Although she did not advocate positive discrimination herself, Lady Hale countered the argument put by her Supreme Court colleague, Lord Sumption, that it would dilute the quality of the bench by deterring the best candidates – both male and female – from applying.

“I tend to think that the judiciary would be better off without prima donnas who might not apply for such reasons,” she said, adding: “Of course we all want to be appointed on our own merits and not to make up a quota. But… having applied they should be happy to get it and give it their best shot irrespective of why they were appointed.”

She also rejected what she said was Lord Sumption’s argument that diverse courts were not better courts because they could draw on a diversity of experience, and that advances in anti-discrimination laws had been made by courts composed of white males. “That is, of course, true, if only because for the most part there were no other sorts of court,” she pointed out.

There was a “business case” for diversity, she said, admitting that she had not always agreed that women judges would make a difference. “But I have come to agree with those great women judges who think that sometimes, on occasions, we may make a difference”, she said, pointing to judgments where her gender had “made a difference to my view of the law”, such as “the nature of the damage done to a woman by an unwanted pregnancy” and “the definition of violence to include more than simply hitting people”

She observed that the male Supreme Court fitted “the stereotypical pattern of boys’ boarding school, Oxbridge college and the Inns of Court”, adding that: “All but two went to independent fee-paying schools. All went to single sex boys’ schools, all but three to boys’ boarding schools” and that “most specialised in commercial, property or planning law rather than what [Baroness] Helena Kennedy calls ‘poor folks’ law”.

She was not criticising these judges for their good fortune or success, she insisted, but suggested their educational background “brings advantages in other ways, in who you know as well as what you know, and this can smooth your path and open doors which might remain closed to others who do not have the same contacts”.

She acknowledged that the replacement of the old ‘tap on the shoulder’ system of appointing judges with applications had brought benefits, but said it was only “part of the story”. The workings of the main branches of the legal profession made it difficult for women to enter their upper reaches. The divided profession, was “one of the main reasons for the continuing lack of diversity in the higher judiciary”, she said.

The argument that top barristers were selected to be top judges because they were the best qualified for the job was an assumption “I am simply not prepared to make” and was “self-seeking and implausible”. She criticised the “lack of a proper judicial career structure”.

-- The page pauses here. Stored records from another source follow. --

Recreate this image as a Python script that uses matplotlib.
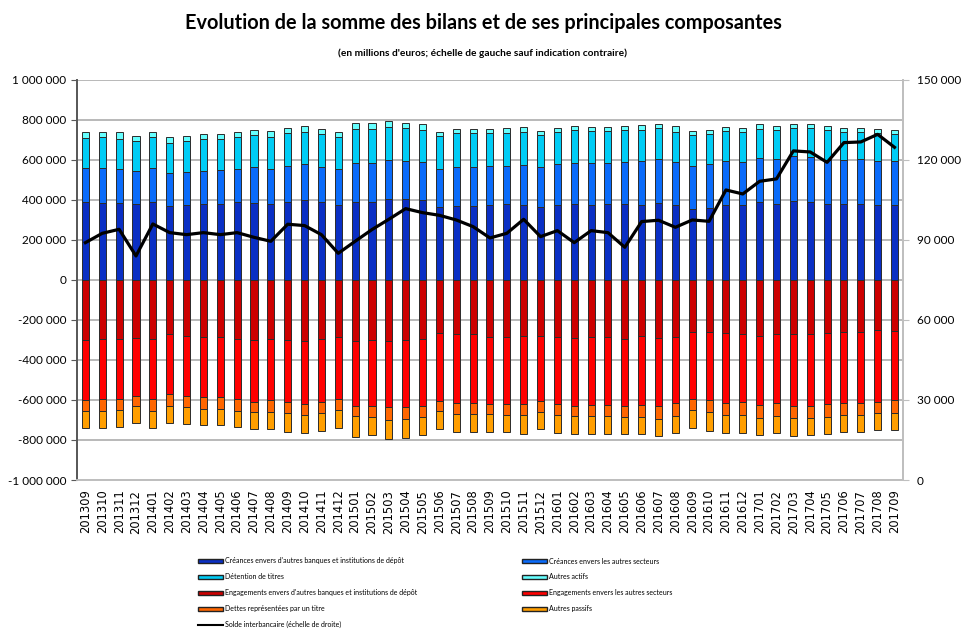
import matplotlib
matplotlib.use("Agg")
import matplotlib.pyplot as plt
from matplotlib.patches import Patch
from matplotlib.lines import Line2D
from matplotlib.ticker import FuncFormatter, MultipleLocator
import numpy as np

plt.rcParams['font.family'] = ['Lato', 'DejaVu Sans']

months = []
for y in range(2013, 2018):
    for m in range(1, 13):
        if (y == 2013 and m < 9) or (y == 2017 and m > 9):
            continue
        months.append("%d%02d" % (y, m))

# actif (milliers de millions d'euros, multiplied by 1000 below)
creances_banques = [392, 387, 387, 378, 388, 368, 373, 378, 378, 388, 387, 382, 392, 402, 388, 373,
                    392, 392, 403, 403, 398, 367, 372, 372, 377, 378, 377, 367, 377, 382, 377, 382,
                    382, 377, 387, 375, 357, 362, 377, 377, 388, 382, 397, 390, 382, 380, 380, 377, 377]
creances_autres = [166, 171, 166, 167, 170, 169, 167, 167, 172, 165, 178, 171, 178, 176, 177, 180,
                   193, 193, 197, 192, 192, 188, 193, 193, 193, 192, 198, 198, 201, 203, 208, 203,
                   208, 218, 216, 215, 211, 216, 216, 211, 220, 221, 221, 223, 216, 218, 223, 216, 218]
detention_titres = [154, 155, 154, 148, 155, 150, 153, 158, 153, 160, 158, 164, 163, 164, 163, 164,
                    168, 168, 167, 167, 158, 163, 168, 168, 163, 167, 163, 158, 160, 163, 158, 158,
                    158, 153, 155, 152, 155, 150, 150, 150, 149, 145, 144, 149, 150, 140, 135, 140, 133]
autres_actifs = [30, 25, 31, 25, 25, 26, 25, 27, 27, 25, 27, 26, 25, 26, 29, 21,
                 30, 30, 30, 25, 30, 24, 24, 24, 24, 25, 29, 24, 24, 24, 24, 24,
                 24, 29, 24, 26, 20, 24, 24, 24, 21, 24, 20, 20, 24, 24, 24, 20, 20]

# passif
engagements_banques = [300, 293, 293, 288, 293, 272, 278, 283, 283, 293, 300, 293, 300, 303, 293, 283,
                       303, 300, 305, 300, 293, 267, 272, 272, 283, 283, 278, 278, 283, 288, 283, 283,
                       293, 280, 288, 283, 258, 262, 263, 268, 278, 268, 272, 268, 263, 258, 258, 248, 253]
engagements_autres = [302, 304, 304, 290, 304, 300, 300, 304, 304, 304, 308, 309, 312, 319, 319, 314,
                      325, 328, 332, 337, 339, 340, 345, 345, 339, 339, 344, 329, 339, 344, 344, 344,
                      339, 347, 344, 334, 339, 340, 354, 344, 349, 349, 360, 364, 359, 359, 359, 360, 349]
dettes_titre = [55, 58, 53, 54, 58, 60, 57, 58, 58, 58, 54, 60, 55, 53, 55, 55,
                52, 55, 63, 56, 51, 48, 55, 55, 50, 53, 53, 55, 53, 48, 53, 53,
                51, 56, 61, 61, 53, 58, 58, 63, 61, 61, 60, 60, 61, 58, 58, 57, 63]
autres_passifs = [81, 83, 83, 83, 83, 83, 85, 78, 78, 78, 81, 81, 91, 88, 86, 86,
                  103, 94, 97, 95, 90, 88, 88, 88, 88, 85, 93, 81, 90, 88, 88, 88,
                  89, 89, 89, 89, 92, 93, 92, 88, 89, 89, 90, 85, 85, 83, 83, 87, 83]

solde_interbancaire = [89000, 92500, 94000, 84000, 96000, 92750, 92000, 92750, 92000, 92750, 91000,
                       89500, 95900, 95400, 92000, 85000, 89500, 93900, 97750, 101750, 100250, 99250,
                       97500, 95000, 90750, 92500, 97750, 91250, 93500, 89000, 93500, 92750, 87250,
                       96900, 97400, 94750, 97500, 97000, 108750, 107250, 112000, 112900, 123400,
                       123000, 119100, 126500, 126750, 129600, 124750]

labels_pos = ["Créances envers d'autres banques et institutions de dépôt",
              "Créances envers les autres secteurs",
              "Détention de titres",
              "Autres actifs"]
labels_neg = ["Engagements envers d'autres banques et institutions de dépôt",
              "Engagements envers les autres secteurs",
              "Dettes représentées par un titre",
              "Autres passifs"]
colors_pos = ["#0A2FC4", "#0A6BFA", "#00CCF5", "#66FFFF"]
colors_neg = ["#CC0000", "#FF0000", "#FF6600", "#FF9E00"]

pos_series = [creances_banques, creances_autres, detention_titres, autres_actifs]
neg_series = [engagements_banques, engagements_autres, dettes_titre, autres_passifs]

fig = plt.figure(figsize=(9.66, 6.33), dpi=100)
ax = fig.add_axes([0.0797, 0.2417, 0.855, 0.632])
ax2 = ax.twinx()

x = np.arange(len(months))
width = 0.42

bottom = np.zeros(len(months))
for vals, c in zip(pos_series, colors_pos):
    v = np.array(vals) * 1000.0
    ax.bar(x, v, width, bottom=bottom, color=c, edgecolor="#2b2b2b", linewidth=0.7, zorder=3)
    bottom += v

bottom = np.zeros(len(months))
for vals, c in zip(neg_series, colors_neg):
    v = -np.array(vals) * 1000.0
    ax.bar(x, v, width, bottom=bottom, color=c, edgecolor="#2b2b2b", linewidth=0.7, zorder=3)
    bottom += v

ax2.plot(x, solde_interbancaire, color="black", linewidth=2.3, zorder=5)

fmt = FuncFormatter(lambda v, p: ("{:,.0f}".format(v)).replace(",", " "))
ax.set_ylim(-1000000, 1000000)
ax.yaxis.set_major_locator(MultipleLocator(200000))
ax.yaxis.set_major_formatter(fmt)
ax2.set_ylim(0, 150000)
ax2.yaxis.set_major_locator(MultipleLocator(30000))
ax2.yaxis.set_major_formatter(fmt)

ax.set_xlim(-0.5, len(months) - 0.5)
ax.set_xticks(x)
ax.set_xticklabels(months, rotation=90, fontsize=8.3, family=["DejaVu Sans"])
ax.grid(axis="y", color="#A6A6A6", linewidth=1.1, zorder=0)
ax.set_axisbelow(True)

for a in (ax, ax2):
    a.spines["top"].set_visible(False)
    a.spines["left"].set_color("#595959")
    a.spines["right"].set_color("#BFBFBF")
    a.spines["bottom"].set_color("#BFBFBF")
    for s in ("left", "right", "bottom"):
        a.spines[s].set_linewidth(1.3)
    a.tick_params(axis="y", labelcolor="black", labelsize=8.5, length=4)
ax.tick_params(axis="y", colors="#595959", labelcolor="black")
ax2.tick_params(axis="y", colors="#BFBFBF", labelcolor="black", pad=6)
ax.tick_params(axis="x", length=0, pad=7)
ax.set_zorder(ax2.get_zorder() - 1)
ax2.patch.set_visible(False)
ax.patch.set_visible(True)

fig.text(0.5, 0.964, "Evolution de la somme des bilans et de ses principales composantes",
         ha="center", va="center", fontsize=14.3, fontweight="bold")
fig.text(0.5, 0.916, "(en millions d'euros; échelle de gauche sauf indication contraire)",
         ha="center", va="center", fontsize=7.3, fontweight="bold")

col1 = [Patch(facecolor=colors_pos[0], edgecolor="#222222", label=labels_pos[0]),
        Patch(facecolor=colors_pos[2], edgecolor="#222222", label=labels_pos[2]),
        Patch(facecolor=colors_neg[0], edgecolor="#222222", label=labels_neg[0]),
        Patch(facecolor=colors_neg[2], edgecolor="#222222", label=labels_neg[2]),
        Line2D([0], [0], color="black", linewidth=1.5, label="Solde interbancaire (échelle de droite)")]
col2 = [Patch(facecolor=colors_pos[1], edgecolor="#222222", label=labels_pos[1]),
        Patch(facecolor=colors_pos[3], edgecolor="#222222", label=labels_pos[3]),
        Patch(facecolor=colors_neg[1], edgecolor="#222222", label=labels_neg[1]),
        Patch(facecolor=colors_neg[3], edgecolor="#222222", label=labels_neg[3])]

leg_kw = dict(loc="upper left", frameon=False, fontsize=5, handlelength=3.6, handleheight=0.55,
              handletextpad=0.3, labelspacing=1.28, borderaxespad=0, borderpad=0)
leg1 = fig.legend(handles=col1, bbox_to_anchor=(198 / 966, 1 - 557.5 / 633), **leg_kw)
leg2 = fig.legend(handles=col2, bbox_to_anchor=(522 / 966, 1 - 557.5 / 633), **leg_kw)

fig.savefig("out.png", dpi=100)
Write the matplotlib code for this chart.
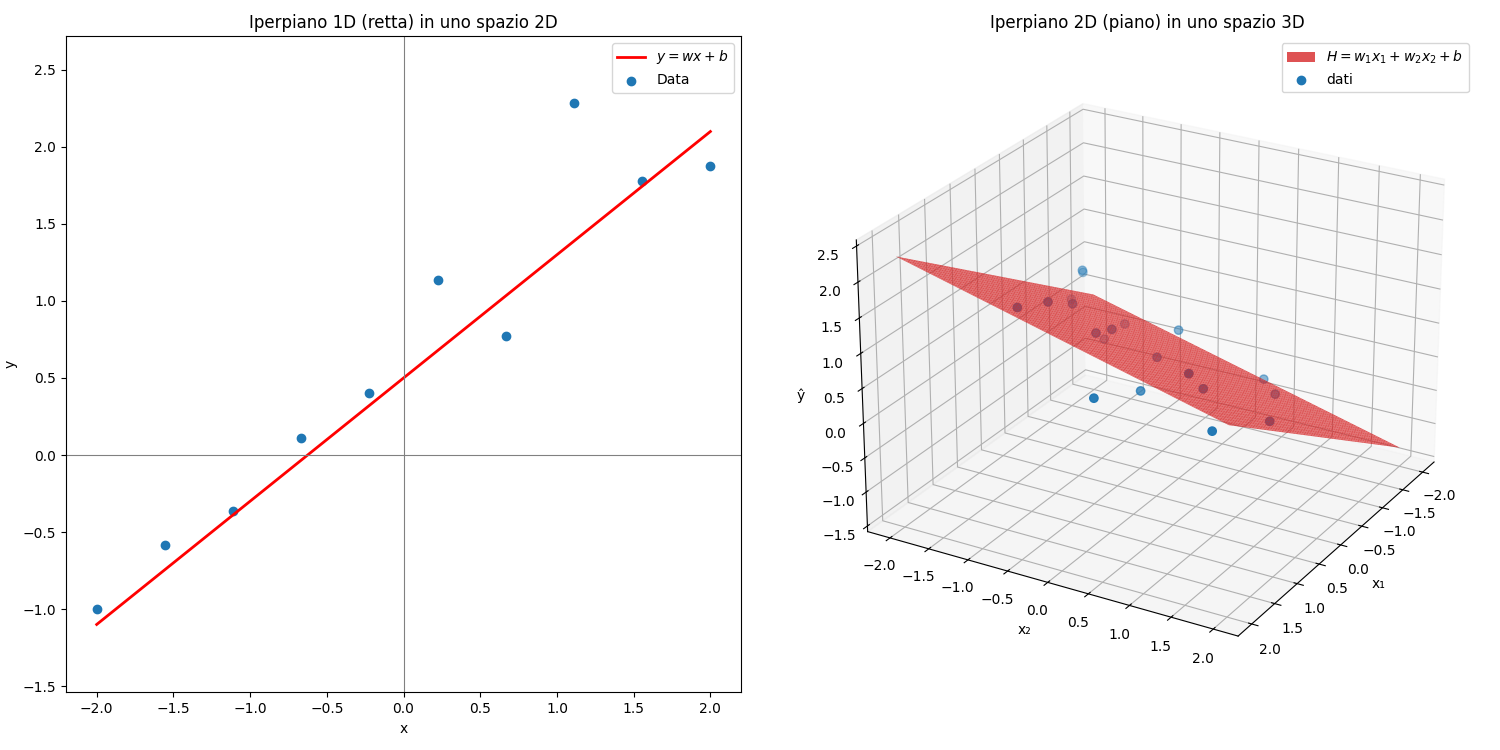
import numpy as np
import matplotlib
matplotlib.use('Agg')
import matplotlib.pyplot as plt

# --- 1D hyperplane (line) in 2D ---
x_data = np.linspace(-2, 2, 10)
y_data = [-1.0, -0.584, -0.364, 0.110, 0.403, 1.136, 0.773, 2.286, 1.779, 1.877]
w, b = 0.8, 0.5

# --- 2D hyperplane (plane) in 3D ---
w1, w2, b3 = 0.6, -0.3, 0.5
x1_pts = [-0.94, -1.28, 1.03, 0.57, -1.30, -0.10, 0.17, -1.09, 0.00, -1.19,
          -1.05, -0.31, 0.61, 0.24, -1.34, -0.88, 0.18, 1.07, 0.22, 0.65]
x2_pts = [-1.50, -1.70, -1.12, -1.02, -1.87, -1.12, -0.66, -1.31, -0.56, -1.10,
          -0.32, -0.17, 0.75, 0.72, 0.61, 1.00, 1.50, -0.15, -0.07, 1.06]
y_pts = [0.89, 0.65, 1.37, 1.26, 0.19, 0.89, 0.72, -0.16, 0.72, 0.08,
         0.27, 0.27, 0.75, 0.34, -0.34, -0.22, 0.07, 0.37, 0.07, 0.04]

fig = plt.figure(figsize=(15, 7.5))
fig.subplots_adjust(left=0.044, right=0.99, top=0.952, bottom=0.077, wspace=0.102)

ax = fig.add_subplot(1, 2, 1)
ax.plot(x_data, w * x_data + b, color='red', lw=2, label='$y = wx + b$')
ax.scatter(x_data, y_data, label='Data')
ax.axhline(0, color='gray', lw=0.8)
ax.axvline(0, color='gray', lw=0.8)
ax.set_ylim(-1.54, 2.72)
ax.set_xlabel('x')
ax.set_ylabel('y')
ax.set_title('Iperpiano 1D (retta) in uno spazio 2D')
ax.legend(loc='upper right')

ax3 = fig.add_subplot(1, 2, 2, projection='3d', computed_zorder=False)
g = np.linspace(-2, 2, 100)
X1, X2 = np.meshgrid(g, g)
H = w1 * X1 + w2 * X2 + b3
ax3.plot_surface(X1, X2, H, color='tab:red', alpha=0.8, shade=False, zorder=2,
                 label='$H = w_1x_1 + w_2x_2 + b$')
ax3.scatter(x1_pts, x2_pts, y_pts, s=36, zorder=1, label='dati')
ax3.set_xlim(-2.2917, 2.2917)
ax3.set_ylim(-2.2917, 2.2917)
ax3.set_zlim(-1.5833, 2.5833)
ax3.view_init(elev=25, azim=30)
ax3.set_xlabel('x₁')
ax3.set_ylabel('x₂')
ax3.set_zlabel('ŷ')
ax3.set_title('Iperpiano 2D (piano) in uno spazio 3D')
ax3.legend(loc='upper right')

fig.savefig('out.png')
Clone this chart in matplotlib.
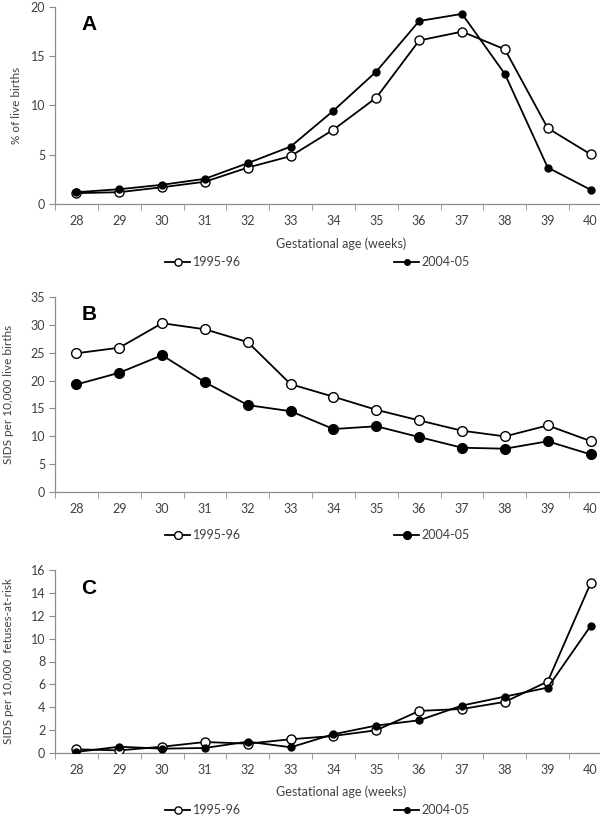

Lady Hale sad her solution was to tackle each of the obstacles to appointing women judges, including: “Widening recruitment to the legal profession; broadening the pool from which candidates at all levels are recruited… abandoning traditional stereotypes about who gets what sort of job; recruiting for legal ability, personal qualities and potential, rather than current experience; actively encouraging and supporting able but unusual candidates to apply; and creating a proper judicial career structure which enables judges with the potential to move onwards and upwards.”

The recipe for change was “affirmative action” but stopped short of “positive discrimination”. She agreed with those who were sceptical the equal merits provision would achieve success, because assessing comparative merit was “an inherently subjective exercise”, concluding: “There is so much room for variation in choosing, assessing and then weighting the various parameters involved in merit.”

Last week, the President of the Supreme Court, Lord Neuberger, said of diversity in the judiciary: “It is taking more time than anyone would like but if you look at appointments to the High Court in England and Wales over the past five years they are improving, but improving slowly.”